Though I was ready to buy almost any story I heard, I found Easter pretty unlikely when I was a kid. Jesus is sold out by his friends, denied by his legions of followers, killed in a horrible way, buried in a cave, and then after three days emerges, relatively unperturbed as to recent events.

Nah. Never bought it.

Part of my disbelief hinges on the pictures. In the hundreds of artist representations depicting Easter that I saw growing up, above my grandmom’s living room couch or in all of my grade schools, Jesus always seemed a bit wiser, calmer, inspired, a whole lot holier, and maybe a bit roughed up. He definitely appeared ready to move on up to the next place.

Of course now I look at those pictures with a different perspective. With more experience, I see a dude resurrected, climbing out of a pit after a long dark winter, both literal and figurative. Sticking with that metaphor, in the pictures it’s the beginning of spring, lighter, easier going. In almost all of these pictures, sunlight is dramatically present.
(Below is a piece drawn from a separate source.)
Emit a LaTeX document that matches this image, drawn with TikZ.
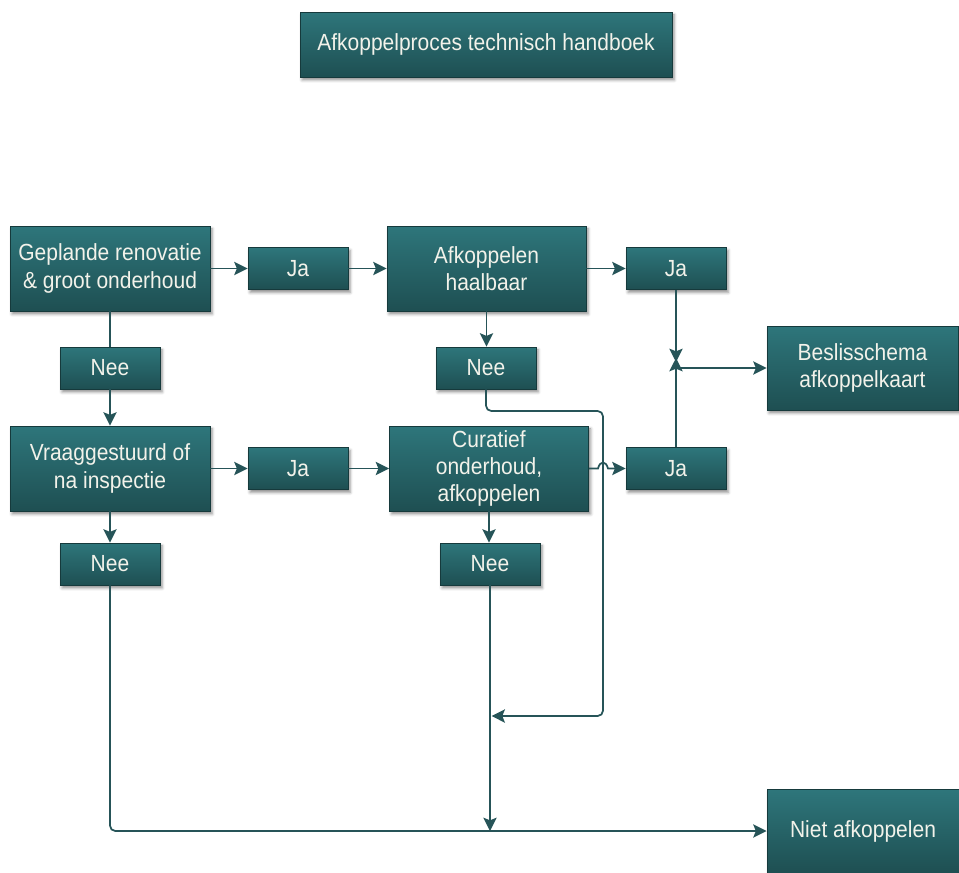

I always supposed that the whole scene was meant to convey Jesus’ transition from man to God. Coming out of the grave. Rebirth. In better condition. Transition from man to God. The sunlight. God, grace, optimism, divinity. The liberation from earth and the ascendance to Heaven. But now I think that’s all a crock.

Jesus may look well-rested, godly, and spiritual, but there’s no way he’s not a little pissed off. He was denied three times by his strongest supporter, betrayed by his best friend who then killed himself, and still has to figure out how to make everyone OK with Mary Magdalene. His entire follower base went against him in the end, and at the very best it was all organized by his dad.

Moreover, he’s probably anxious as hell. If Jesus really was granted divine omnipotence either before or after his death, he has to realize that his whole story has just kicked off an eternal war that has not even yet begun. At its best, it would be debated for the rest of time, cause self-doubt, struggle, and pain. At its worst, it would go on to instigate countless wars across the globe, and cause millions of deaths and people tortured in the unwavering confidence granted by sanctimony and theological justification.

There’s no way Jesus didn’t have some serious anxiety, which I can understand. The Easter pictures show him so godly and inspired, which isn’t something I can really commiserate with. Anxiety? Hell yes. Show me some Easter pictures of Jesus coming out of the grave with a face full of worry, eyes already starting to crinkle under concern. Show me an Easter picture of Jesus wringing his hands on the shroud of Torin or popping a Xanax to cope with the stress. Let me see a picture of Jesus checking his messages every five minutest to make sure that everything is OK. That’s a picture I’d hang above my living room couch.